Но особенно значительна и по-своему самостоятельна среди всех этих вторых членов оппозиции фигура доктора Соболя из рассказа «Жена», героя, казалось бы, тоже второстепенного.

Доктор Соболь умеет и самоотверженно работать, и честно мыслить. Не обольщаясь результатами своей работы, он формулирует настоящую программу деятельности земской интеллигенции: «Пока наши отношения к народу будут носить характер обычной благотворительности, как в детских приютах или инвалидных домах, до тех пор мы будем только хитрить, вилять, обманывать себя и больше ничего. Отношения наши должны быть деловые, основанные на расчете, звании и справедливости».

Но что особенно, более всего важно и ценно для Чехова в докторе — это простота, наивность, непосредственность. И эти его качества не только не мешают, а, напротив, помогают ему мыслить и честно, и широко!..

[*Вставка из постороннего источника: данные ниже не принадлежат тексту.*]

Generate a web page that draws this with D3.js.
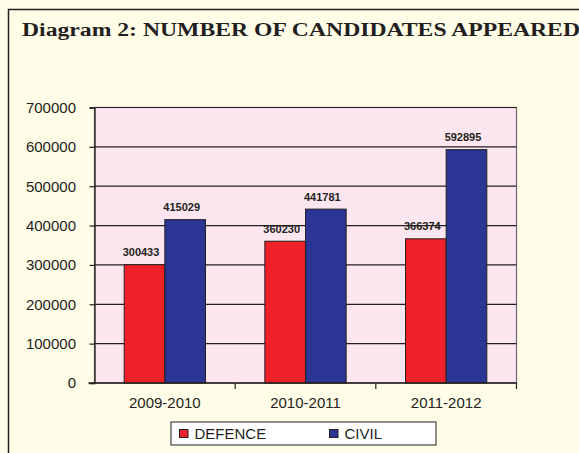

Композиционными средствами разрешения конфликта Чехов, следовательно, воссоздает существеннейшую для его творчества оппозицию: героям, мыслящим узко, догматически, противостоят люди, способные к широкому и свободному от предвзятости взгляду на окружающий мир. А подключая к этим средствам и сюжет, Чехов окончательно определяет свою авторскую позицию в этом конфликтном противостоянии.

Примечания

1. Имеется в виду подслушанный Раскольниковым в трактире разговор между студентом и офицером о возможности убийства процентщицы, если оно принесет пользу другим.